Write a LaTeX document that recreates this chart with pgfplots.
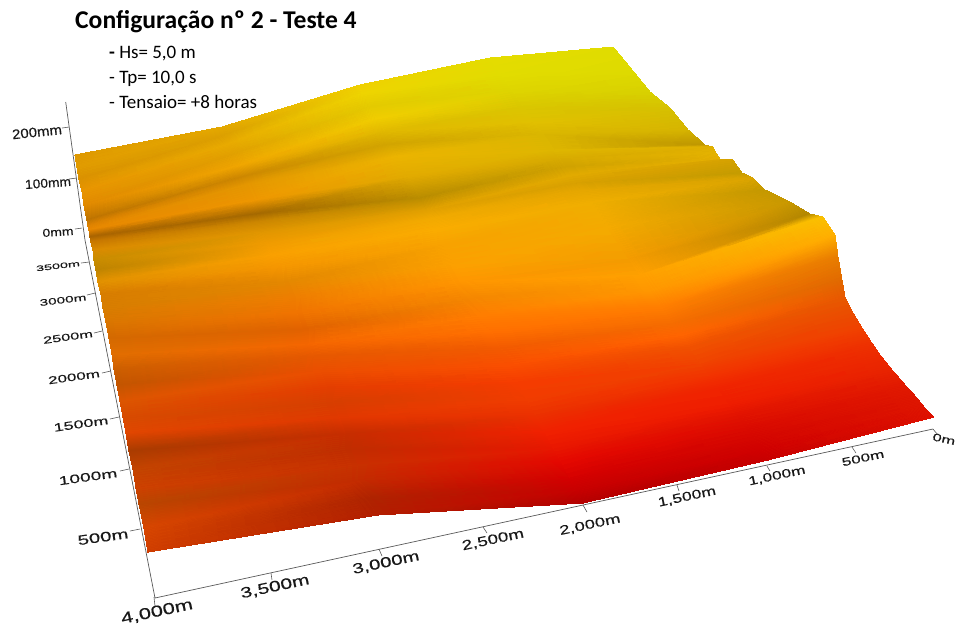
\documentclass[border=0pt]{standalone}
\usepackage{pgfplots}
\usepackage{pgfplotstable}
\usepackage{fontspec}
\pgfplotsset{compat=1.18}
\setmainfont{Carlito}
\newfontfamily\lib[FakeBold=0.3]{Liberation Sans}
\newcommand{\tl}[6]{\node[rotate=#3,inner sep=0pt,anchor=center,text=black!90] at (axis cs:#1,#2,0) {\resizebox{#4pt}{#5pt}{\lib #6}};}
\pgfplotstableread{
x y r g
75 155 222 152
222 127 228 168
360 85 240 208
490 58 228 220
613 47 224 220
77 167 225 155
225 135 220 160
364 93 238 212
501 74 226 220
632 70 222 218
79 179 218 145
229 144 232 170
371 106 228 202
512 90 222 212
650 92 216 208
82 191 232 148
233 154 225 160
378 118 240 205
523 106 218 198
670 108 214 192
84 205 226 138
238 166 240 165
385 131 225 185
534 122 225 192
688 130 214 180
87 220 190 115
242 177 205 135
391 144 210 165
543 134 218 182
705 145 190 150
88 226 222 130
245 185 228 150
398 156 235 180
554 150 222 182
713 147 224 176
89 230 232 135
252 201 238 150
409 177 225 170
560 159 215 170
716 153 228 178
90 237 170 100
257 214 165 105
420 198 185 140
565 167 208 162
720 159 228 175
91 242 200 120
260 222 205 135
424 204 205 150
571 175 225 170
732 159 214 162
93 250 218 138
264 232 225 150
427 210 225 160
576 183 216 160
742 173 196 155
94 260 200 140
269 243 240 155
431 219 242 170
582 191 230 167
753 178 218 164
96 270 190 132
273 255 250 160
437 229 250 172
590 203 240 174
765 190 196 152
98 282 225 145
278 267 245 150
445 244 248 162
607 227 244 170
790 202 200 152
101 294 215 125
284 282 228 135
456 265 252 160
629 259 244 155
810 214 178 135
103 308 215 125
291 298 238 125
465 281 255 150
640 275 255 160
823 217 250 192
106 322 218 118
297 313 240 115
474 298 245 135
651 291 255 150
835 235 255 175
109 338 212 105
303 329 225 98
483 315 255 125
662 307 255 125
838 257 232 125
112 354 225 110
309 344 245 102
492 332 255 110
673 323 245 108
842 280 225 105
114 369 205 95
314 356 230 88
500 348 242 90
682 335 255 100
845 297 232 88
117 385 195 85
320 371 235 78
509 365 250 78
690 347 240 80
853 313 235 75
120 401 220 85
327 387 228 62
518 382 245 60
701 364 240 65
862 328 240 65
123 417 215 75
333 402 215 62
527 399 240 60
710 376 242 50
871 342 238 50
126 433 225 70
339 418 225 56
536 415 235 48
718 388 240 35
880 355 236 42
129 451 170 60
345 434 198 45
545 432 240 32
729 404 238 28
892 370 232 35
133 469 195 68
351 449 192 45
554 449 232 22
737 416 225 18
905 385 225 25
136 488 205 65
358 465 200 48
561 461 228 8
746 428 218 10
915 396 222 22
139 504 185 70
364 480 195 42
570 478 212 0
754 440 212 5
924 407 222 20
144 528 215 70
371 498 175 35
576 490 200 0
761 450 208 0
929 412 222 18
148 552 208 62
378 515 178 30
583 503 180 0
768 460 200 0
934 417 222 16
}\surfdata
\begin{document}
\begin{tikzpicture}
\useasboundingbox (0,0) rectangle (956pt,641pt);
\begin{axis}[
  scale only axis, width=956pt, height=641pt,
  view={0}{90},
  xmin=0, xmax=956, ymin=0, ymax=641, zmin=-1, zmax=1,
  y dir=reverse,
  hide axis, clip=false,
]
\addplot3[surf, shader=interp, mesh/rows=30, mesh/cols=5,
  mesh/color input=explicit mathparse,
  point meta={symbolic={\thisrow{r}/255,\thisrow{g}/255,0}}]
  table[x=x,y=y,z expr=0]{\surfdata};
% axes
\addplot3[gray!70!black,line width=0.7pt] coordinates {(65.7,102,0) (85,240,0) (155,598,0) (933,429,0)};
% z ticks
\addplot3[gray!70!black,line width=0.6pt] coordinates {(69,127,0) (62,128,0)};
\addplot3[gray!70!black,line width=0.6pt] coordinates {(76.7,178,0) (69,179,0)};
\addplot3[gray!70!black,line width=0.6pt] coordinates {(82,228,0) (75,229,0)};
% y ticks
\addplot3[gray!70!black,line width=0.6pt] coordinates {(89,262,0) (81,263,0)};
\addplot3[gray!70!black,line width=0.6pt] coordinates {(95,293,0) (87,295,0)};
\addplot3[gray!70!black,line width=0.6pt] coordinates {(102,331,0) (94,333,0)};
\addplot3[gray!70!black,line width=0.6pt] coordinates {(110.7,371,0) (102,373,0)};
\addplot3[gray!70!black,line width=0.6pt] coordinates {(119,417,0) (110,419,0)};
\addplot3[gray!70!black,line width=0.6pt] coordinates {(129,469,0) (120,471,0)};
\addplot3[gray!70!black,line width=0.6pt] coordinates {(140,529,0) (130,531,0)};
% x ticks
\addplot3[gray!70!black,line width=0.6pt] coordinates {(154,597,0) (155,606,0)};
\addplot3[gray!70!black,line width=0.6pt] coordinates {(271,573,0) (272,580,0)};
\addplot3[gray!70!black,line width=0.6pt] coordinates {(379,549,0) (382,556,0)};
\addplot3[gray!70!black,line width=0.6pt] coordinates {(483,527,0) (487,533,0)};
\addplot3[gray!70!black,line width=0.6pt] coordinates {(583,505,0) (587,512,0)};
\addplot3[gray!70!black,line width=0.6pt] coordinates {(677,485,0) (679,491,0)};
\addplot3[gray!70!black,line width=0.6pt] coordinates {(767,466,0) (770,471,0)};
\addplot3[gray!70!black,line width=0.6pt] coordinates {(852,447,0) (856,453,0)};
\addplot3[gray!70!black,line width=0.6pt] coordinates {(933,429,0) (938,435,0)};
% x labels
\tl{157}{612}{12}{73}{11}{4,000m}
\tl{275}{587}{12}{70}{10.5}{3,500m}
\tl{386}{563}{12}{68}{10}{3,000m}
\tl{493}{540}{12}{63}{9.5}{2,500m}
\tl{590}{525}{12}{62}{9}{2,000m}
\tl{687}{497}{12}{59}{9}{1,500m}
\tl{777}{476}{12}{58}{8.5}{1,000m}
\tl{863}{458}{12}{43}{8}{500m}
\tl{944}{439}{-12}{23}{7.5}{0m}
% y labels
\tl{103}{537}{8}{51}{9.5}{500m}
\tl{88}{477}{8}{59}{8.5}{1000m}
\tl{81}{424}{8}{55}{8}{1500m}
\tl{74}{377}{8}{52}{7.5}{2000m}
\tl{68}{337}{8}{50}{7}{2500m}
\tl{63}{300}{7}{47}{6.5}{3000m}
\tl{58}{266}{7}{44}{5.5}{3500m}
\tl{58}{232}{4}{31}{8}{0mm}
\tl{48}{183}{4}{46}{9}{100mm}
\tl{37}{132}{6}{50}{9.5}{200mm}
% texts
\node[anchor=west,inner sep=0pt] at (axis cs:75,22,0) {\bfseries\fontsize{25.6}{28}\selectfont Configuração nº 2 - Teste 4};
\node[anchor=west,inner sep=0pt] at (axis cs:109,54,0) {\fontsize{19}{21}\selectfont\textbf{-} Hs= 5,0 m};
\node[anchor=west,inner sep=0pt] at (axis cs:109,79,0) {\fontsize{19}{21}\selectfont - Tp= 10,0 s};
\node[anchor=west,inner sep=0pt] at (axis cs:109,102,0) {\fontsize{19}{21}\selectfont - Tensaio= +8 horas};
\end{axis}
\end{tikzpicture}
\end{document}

────────

• WHAT THE TASK ASKS:
Each line of the material must be retyped exactly, except that images are omitted.

• SOLUTION:
Write a LaTeX document that recreates this chart with pgfplots.
\documentclass[border=0pt]{standalone}
\usepackage{pgfplots}
\usepackage{pgfplotstable}
\usepackage{fontspec}
\pgfplotsset{compat=1.18}
\setmainfont{Carlito}
\newfontfamily\lib[FakeBold=0.3]{Liberation Sans}
\newcommand{\tl}[6]{\node[rotate=#3,inner sep=0pt,anchor=center,text=black!90] at (axis cs:#1,#2,0) {\resizebox{#4pt}{#5pt}{\lib #6}};}
\pgfplotstableread{
x y r g
75 155 222 152
222 127 228 168
360 85 240 208
490 58 228 220
613 47 224 220
77 167 225 155
225 135 220 160
364 93 238 212
501 74 226 220
632 70 222 218
79 179 218 145
229 144 232 170
371 106 228 202
512 90 222 212
650 92 216 208
82 191 232 148
233 154 225 160
378 118 240 205
523 106 218 198
670 108 214 192
84 205 226 138
238 166 240 165
385 131 225 185
534 122 225 192
688 130 214 180
87 220 190 115
242 177 205 135
391 144 210 165
543 134 218 182
705 145 190 150
88 226 222 130
245 185 228 150
398 156 235 180
554 150 222 182
713 147 224 176
89 230 232 135
252 201 238 150
409 177 225 170
560 159 215 170
716 153 228 178
90 237 170 100
257 214 165 105
420 198 185 140
565 167 208 162
720 159 228 175
91 242 200 120
260 222 205 135
424 204 205 150
571 175 225 170
732 159 214 162
93 250 218 138
264 232 225 150
427 210 225 160
576 183 216 160
742 173 196 155
94 260 200 140
269 243 240 155
431 219 242 170
582 191 230 167
753 178 218 164
96 270 190 132
273 255 250 160
437 229 250 172
590 203 240 174
765 190 196 152
98 282 225 145
278 267 245 150
445 244 248 162
607 227 244 170
790 202 200 152
101 294 215 125
284 282 228 135
456 265 252 160
629 259 244 155
810 214 178 135
103 308 215 125
291 298 238 125
465 281 255 150
640 275 255 160
823 217 250 192
106 322 218 118
297 313 240 115
474 298 245 135
651 291 255 150
835 235 255 175
109 338 212 105
303 329 225 98
483 315 255 125
662 307 255 125
838 257 232 125
112 354 225 110
309 344 245 102
492 332 255 110
673 323 245 108
842 280 225 105
114 369 205 95
314 356 230 88
500 348 242 90
682 335 255 100
845 297 232 88
117 385 195 85
320 371 235 78
509 365 250 78
690 347 240 80
853 313 235 75
120 401 220 85
327 387 228 62
518 382 245 60
701 364 240 65
862 328 240 65
123 417 215 75
333 402 215 62
527 399 240 60
710 376 242 50
871 342 238 50
126 433 225 70
339 418 225 56
536 415 235 48
718 388 240 35
880 355 236 42
129 451 170 60
345 434 198 45
545 432 240 32
729 404 238 28
892 370 232 35
133 469 195 68
351 449 192 45
554 449 232 22
737 416 225 18
905 385 225 25
136 488 205 65
358 465 200 48
561 461 228 8
746 428 218 10
915 396 222 22
139 504 185 70
364 480 195 42
570 478 212 0
754 440 212 5
924 407 222 20
144 528 215 70
371 498 175 35
576 490 200 0
761 450 208 0
929 412 222 18
148 552 208 62
378 515 178 30
583 503 180 0
768 460 200 0
934 417 222 16
}\surfdata
\begin{document}
\begin{tikzpicture}
\useasboundingbox (0,0) rectangle (956pt,641pt);
\begin{axis}[
  scale only axis, width=956pt, height=641pt,
  view={0}{90},
  xmin=0, xmax=956, ymin=0, ymax=641, zmin=-1, zmax=1,
  y dir=reverse,
  hide axis, clip=false,
]
\addplot3[surf, shader=interp, mesh/rows=30, mesh/cols=5,
  mesh/color input=explicit mathparse,
  point meta={symbolic={\thisrow{r}/255,\thisrow{g}/255,0}}]
  table[x=x,y=y,z expr=0]{\surfdata};
% axes
\addplot3[gray!70!black,line width=0.7pt] coordinates {(65.7,102,0) (85,240,0) (155,598,0) (933,429,0)};
% z ticks
\addplot3[gray!70!black,line width=0.6pt] coordinates {(69,127,0) (62,128,0)};
\addplot3[gray!70!black,line width=0.6pt] coordinates {(76.7,178,0) (69,179,0)};
\addplot3[gray!70!black,line width=0.6pt] coordinates {(82,228,0) (75,229,0)};
% y ticks
\addplot3[gray!70!black,line width=0.6pt] coordinates {(89,262,0) (81,263,0)};
\addplot3[gray!70!black,line width=0.6pt] coordinates {(95,293,0) (87,295,0)};
\addplot3[gray!70!black,line width=0.6pt] coordinates {(102,331,0) (94,333,0)};
\addplot3[gray!70!black,line width=0.6pt] coordinates {(110.7,371,0) (102,373,0)};
\addplot3[gray!70!black,line width=0.6pt] coordinates {(119,417,0) (110,419,0)};
\addplot3[gray!70!black,line width=0.6pt] coordinates {(129,469,0) (120,471,0)};
\addplot3[gray!70!black,line width=0.6pt] coordinates {(140,529,0) (130,531,0)};
% x ticks
\addplot3[gray!70!black,line width=0.6pt] coordinates {(154,597,0) (155,606,0)};
\addplot3[gray!70!black,line width=0.6pt] coordinates {(271,573,0) (272,580,0)};
\addplot3[gray!70!black,line width=0.6pt] coordinates {(379,549,0) (382,556,0)};
\addplot3[gray!70!black,line width=0.6pt] coordinates {(483,527,0) (487,533,0)};
\addplot3[gray!70!black,line width=0.6pt] coordinates {(583,505,0) (587,512,0)};
\addplot3[gray!70!black,line width=0.6pt] coordinates {(677,485,0) (679,491,0)};
\addplot3[gray!70!black,line width=0.6pt] coordinates {(767,466,0) (770,471,0)};
\addplot3[gray!70!black,line width=0.6pt] coordinates {(852,447,0) (856,453,0)};
\addplot3[gray!70!black,line width=0.6pt] coordinates {(933,429,0) (938,435,0)};
% x labels
\tl{157}{612}{12}{73}{11}{4,000m}
\tl{275}{587}{12}{70}{10.5}{3,500m}
\tl{386}{563}{12}{68}{10}{3,000m}
\tl{493}{540}{12}{63}{9.5}{2,500m}
\tl{590}{525}{12}{62}{9}{2,000m}
\tl{687}{497}{12}{59}{9}{1,500m}
\tl{777}{476}{12}{58}{8.5}{1,000m}
\tl{863}{458}{12}{43}{8}{500m}
\tl{944}{439}{-12}{23}{7.5}{0m}
% y labels
\tl{103}{537}{8}{51}{9.5}{500m}
\tl{88}{477}{8}{59}{8.5}{1000m}
\tl{81}{424}{8}{55}{8}{1500m}
\tl{74}{377}{8}{52}{7.5}{2000m}
\tl{68}{337}{8}{50}{7}{2500m}
\tl{63}{300}{7}{47}{6.5}{3000m}
\tl{58}{266}{7}{44}{5.5}{3500m}
\tl{58}{232}{4}{31}{8}{0mm}
\tl{48}{183}{4}{46}{9}{100mm}
\tl{37}{132}{6}{50}{9.5}{200mm}
% texts
\node[anchor=west,inner sep=0pt] at (axis cs:75,22,0) {\bfseries\fontsize{25.6}{28}\selectfont Configuração nº 2 - Teste 4};
\node[anchor=west,inner sep=0pt] at (axis cs:109,54,0) {\fontsize{19}{21}\selectfont\textbf{-} Hs= 5,0 m};
\node[anchor=west,inner sep=0pt] at (axis cs:109,79,0) {\fontsize{19}{21}\selectfont - Tp= 10,0 s};
\node[anchor=west,inner sep=0pt] at (axis cs:109,102,0) {\fontsize{19}{21}\selectfont - Tensaio= +8 horas};
\end{axis}
\end{tikzpicture}
\end{document}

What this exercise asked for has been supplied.